## What you will do
Omit any picture, and return the remaining data exactly as written.

## Data excerpt
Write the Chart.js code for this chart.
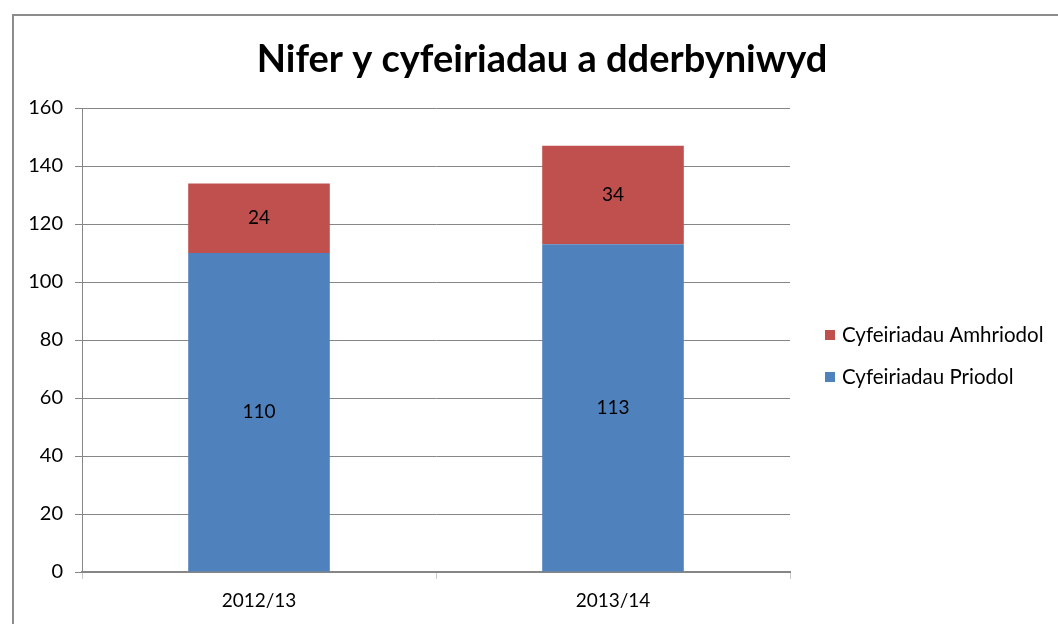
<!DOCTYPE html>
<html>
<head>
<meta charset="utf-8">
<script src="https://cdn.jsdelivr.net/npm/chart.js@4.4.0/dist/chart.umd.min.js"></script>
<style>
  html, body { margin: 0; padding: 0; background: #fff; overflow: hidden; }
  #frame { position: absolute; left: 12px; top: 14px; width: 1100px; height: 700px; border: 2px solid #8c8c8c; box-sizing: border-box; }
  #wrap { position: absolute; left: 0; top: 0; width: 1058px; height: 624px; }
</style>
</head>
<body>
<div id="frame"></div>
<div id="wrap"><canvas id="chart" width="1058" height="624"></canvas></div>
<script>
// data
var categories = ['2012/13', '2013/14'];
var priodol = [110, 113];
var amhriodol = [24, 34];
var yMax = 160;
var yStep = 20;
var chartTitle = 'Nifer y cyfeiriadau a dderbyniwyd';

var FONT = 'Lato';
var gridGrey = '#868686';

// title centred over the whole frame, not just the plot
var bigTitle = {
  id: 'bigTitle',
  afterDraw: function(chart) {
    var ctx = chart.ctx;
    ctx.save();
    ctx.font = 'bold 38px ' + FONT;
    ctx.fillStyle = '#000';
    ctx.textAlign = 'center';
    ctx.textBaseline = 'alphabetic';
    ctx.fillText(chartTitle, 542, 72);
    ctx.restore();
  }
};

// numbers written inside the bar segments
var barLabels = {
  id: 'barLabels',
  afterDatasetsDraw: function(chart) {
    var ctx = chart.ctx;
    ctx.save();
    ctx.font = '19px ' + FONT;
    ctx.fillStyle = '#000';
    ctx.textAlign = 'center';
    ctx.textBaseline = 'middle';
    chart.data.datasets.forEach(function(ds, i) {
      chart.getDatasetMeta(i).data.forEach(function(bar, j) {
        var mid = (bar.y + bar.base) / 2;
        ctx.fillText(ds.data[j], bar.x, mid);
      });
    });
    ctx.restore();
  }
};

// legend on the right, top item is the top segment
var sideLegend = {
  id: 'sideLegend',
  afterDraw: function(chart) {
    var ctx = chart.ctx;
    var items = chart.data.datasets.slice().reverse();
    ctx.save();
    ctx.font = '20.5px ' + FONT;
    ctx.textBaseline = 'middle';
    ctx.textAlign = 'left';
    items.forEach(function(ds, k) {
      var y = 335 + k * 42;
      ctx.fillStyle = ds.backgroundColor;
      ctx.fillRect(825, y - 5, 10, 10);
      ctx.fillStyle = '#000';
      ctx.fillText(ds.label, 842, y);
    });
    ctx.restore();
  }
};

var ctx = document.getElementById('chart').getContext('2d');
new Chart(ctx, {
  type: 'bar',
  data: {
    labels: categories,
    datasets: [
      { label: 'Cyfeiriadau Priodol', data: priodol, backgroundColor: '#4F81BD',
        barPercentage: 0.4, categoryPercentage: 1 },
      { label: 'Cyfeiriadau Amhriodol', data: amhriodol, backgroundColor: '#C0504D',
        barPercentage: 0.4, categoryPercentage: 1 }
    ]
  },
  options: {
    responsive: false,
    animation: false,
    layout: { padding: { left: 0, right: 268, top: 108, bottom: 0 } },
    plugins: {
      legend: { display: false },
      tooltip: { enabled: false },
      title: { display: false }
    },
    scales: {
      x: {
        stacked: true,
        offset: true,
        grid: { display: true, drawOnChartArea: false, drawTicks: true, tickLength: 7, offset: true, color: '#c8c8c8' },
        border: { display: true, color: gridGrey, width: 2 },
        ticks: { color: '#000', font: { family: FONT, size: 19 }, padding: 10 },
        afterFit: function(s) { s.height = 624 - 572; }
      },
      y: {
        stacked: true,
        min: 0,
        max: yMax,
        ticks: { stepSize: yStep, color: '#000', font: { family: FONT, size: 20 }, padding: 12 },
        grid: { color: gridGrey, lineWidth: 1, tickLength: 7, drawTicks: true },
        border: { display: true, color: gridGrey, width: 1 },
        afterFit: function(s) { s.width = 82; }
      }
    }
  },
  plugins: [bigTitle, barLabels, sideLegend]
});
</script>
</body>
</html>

## Exercise solution
Write the Chart.js code for this chart.
<!DOCTYPE html>
<html>
<head>
<meta charset="utf-8">
<script src="https://cdn.jsdelivr.net/npm/chart.js@4.4.0/dist/chart.umd.min.js"></script>
<style>
  html, body { margin: 0; padding: 0; background: #fff; overflow: hidden; }
  #frame { position: absolute; left: 12px; top: 14px; width: 1100px; height: 700px; border: 2px solid #8c8c8c; box-sizing: border-box; }
  #wrap { position: absolute; left: 0; top: 0; width: 1058px; height: 624px; }
</style>
</head>
<body>
<div id="frame"></div>
<div id="wrap"><canvas id="chart" width="1058" height="624"></canvas></div>
<script>
// data
var categories = ['2012/13', '2013/14'];
var priodol = [110, 113];
var amhriodol = [24, 34];
var yMax = 160;
var yStep = 20;
var chartTitle = 'Nifer y cyfeiriadau a dderbyniwyd';

var FONT = 'Lato';
var gridGrey = '#868686';

// title centred over the whole frame, not just the plot
var bigTitle = {
  id: 'bigTitle',
  afterDraw: function(chart) {
    var ctx = chart.ctx;
    ctx.save();
    ctx.font = 'bold 38px ' + FONT;
    ctx.fillStyle = '#000';
    ctx.textAlign = 'center';
    ctx.textBaseline = 'alphabetic';
    ctx.fillText(chartTitle, 542, 72);
    ctx.restore();
  }
};

// numbers written inside the bar segments
var barLabels = {
  id: 'barLabels',
  afterDatasetsDraw: function(chart) {
    var ctx = chart.ctx;
    ctx.save();
    ctx.font = '19px ' + FONT;
    ctx.fillStyle = '#000';
    ctx.textAlign = 'center';
    ctx.textBaseline = 'middle';
    chart.data.datasets.forEach(function(ds, i) {
      chart.getDatasetMeta(i).data.forEach(function(bar, j) {
        var mid = (bar.y + bar.base) / 2;
        ctx.fillText(ds.data[j], bar.x, mid);
      });
    });
    ctx.restore();
  }
};

// legend on the right, top item is the top segment
var sideLegend = {
  id: 'sideLegend',
  afterDraw: function(chart) {
    var ctx = chart.ctx;
    var items = chart.data.datasets.slice().reverse();
    ctx.save();
    ctx.font = '20.5px ' + FONT;
    ctx.textBaseline = 'middle';
    ctx.textAlign = 'left';
    items.forEach(function(ds, k) {
      var y = 335 + k * 42;
      ctx.fillStyle = ds.backgroundColor;
      ctx.fillRect(825, y - 5, 10, 10);
      ctx.fillStyle = '#000';
      ctx.fillText(ds.label, 842, y);
    });
    ctx.restore();
  }
};

var ctx = document.getElementById('chart').getContext('2d');
new Chart(ctx, {
  type: 'bar',
  data: {
    labels: categories,
    datasets: [
      { label: 'Cyfeiriadau Priodol', data: priodol, backgroundColor: '#4F81BD',
        barPercentage: 0.4, categoryPercentage: 1 },
      { label: 'Cyfeiriadau Amhriodol', data: amhriodol, backgroundColor: '#C0504D',
        barPercentage: 0.4, categoryPercentage: 1 }
    ]
  },
  options: {
    responsive: false,
    animation: false,
    layout: { padding: { left: 0, right: 268, top: 108, bottom: 0 } },
    plugins: {
      legend: { display: false },
      tooltip: { enabled: false },
      title: { display: false }
    },
    scales: {
      x: {
        stacked: true,
        offset: true,
        grid: { display: true, drawOnChartArea: false, drawTicks: true, tickLength: 7, offset: true, color: '#c8c8c8' },
        border: { display: true, color: gridGrey, width: 2 },
        ticks: { color: '#000', font: { family: FONT, size: 19 }, padding: 10 },
        afterFit: function(s) { s.height = 624 - 572; }
      },
      y: {
        stacked: true,
        min: 0,
        max: yMax,
        ticks: { stepSize: yStep, color: '#000', font: { family: FONT, size: 20 }, padding: 12 },
        grid: { color: gridGrey, lineWidth: 1, tickLength: 7, drawTicks: true },
        border: { display: true, color: gridGrey, width: 1 },
        afterFit: function(s) { s.width = 82; }
      }
    }
  },
  plugins: [bigTitle, barLabels, sideLegend]
});
</script>
</body>
</html>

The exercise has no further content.